AVAILABLE DATA.
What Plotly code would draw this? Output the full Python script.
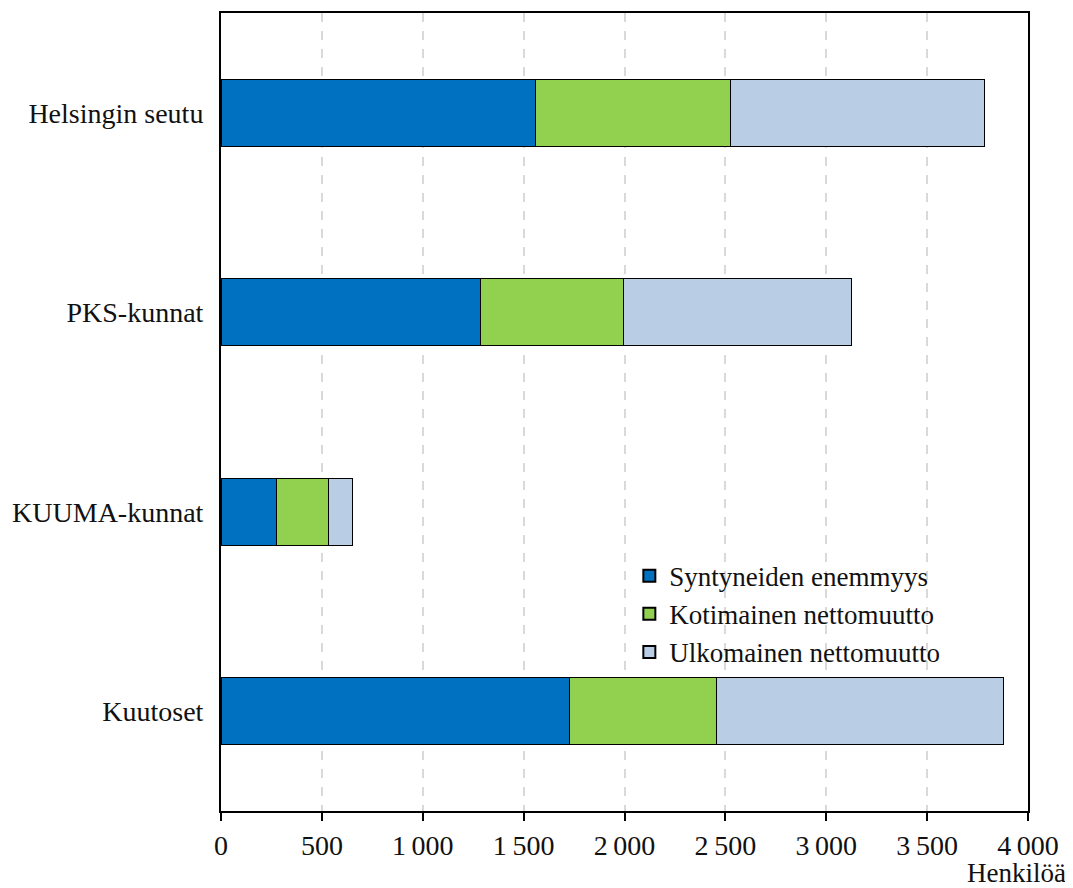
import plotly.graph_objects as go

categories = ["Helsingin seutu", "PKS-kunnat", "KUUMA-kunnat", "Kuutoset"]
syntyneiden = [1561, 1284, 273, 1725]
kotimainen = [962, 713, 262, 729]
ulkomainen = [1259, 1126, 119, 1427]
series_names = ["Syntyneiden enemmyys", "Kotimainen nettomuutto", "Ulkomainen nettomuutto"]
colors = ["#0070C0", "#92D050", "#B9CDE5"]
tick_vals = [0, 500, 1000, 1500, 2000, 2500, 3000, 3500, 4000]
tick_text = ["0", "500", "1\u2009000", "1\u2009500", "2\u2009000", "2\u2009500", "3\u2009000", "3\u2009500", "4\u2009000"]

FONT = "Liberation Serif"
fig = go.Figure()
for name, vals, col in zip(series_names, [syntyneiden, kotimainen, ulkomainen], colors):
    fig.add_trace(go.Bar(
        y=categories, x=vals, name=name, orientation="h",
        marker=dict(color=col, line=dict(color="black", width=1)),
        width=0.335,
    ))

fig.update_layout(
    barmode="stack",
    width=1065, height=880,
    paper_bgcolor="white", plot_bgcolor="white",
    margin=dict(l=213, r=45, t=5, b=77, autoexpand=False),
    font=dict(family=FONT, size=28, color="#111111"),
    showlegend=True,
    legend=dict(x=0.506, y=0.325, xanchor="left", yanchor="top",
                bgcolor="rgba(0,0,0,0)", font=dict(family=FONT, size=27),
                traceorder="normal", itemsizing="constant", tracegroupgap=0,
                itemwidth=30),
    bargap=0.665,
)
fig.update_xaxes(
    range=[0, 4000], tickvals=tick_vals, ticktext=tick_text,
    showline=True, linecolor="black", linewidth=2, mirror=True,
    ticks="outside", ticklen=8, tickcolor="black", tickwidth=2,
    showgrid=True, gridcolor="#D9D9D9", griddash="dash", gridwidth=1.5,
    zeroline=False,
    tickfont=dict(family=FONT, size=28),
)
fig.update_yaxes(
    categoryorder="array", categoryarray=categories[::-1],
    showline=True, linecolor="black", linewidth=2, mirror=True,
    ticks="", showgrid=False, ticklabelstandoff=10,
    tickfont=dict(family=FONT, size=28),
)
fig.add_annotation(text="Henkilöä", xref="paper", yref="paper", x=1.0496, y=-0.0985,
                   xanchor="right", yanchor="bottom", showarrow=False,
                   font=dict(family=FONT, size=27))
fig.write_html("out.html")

EXERCISE OBJECTIVE. Copy nothing but the lines from the top of the material through the line holding "import plotly.graph_objects as go", exactly as written; omit pictures.

REPLY TO THE EXERCISE.
What Plotly code would draw this? Output the full Python script.
import plotly.graph_objects as go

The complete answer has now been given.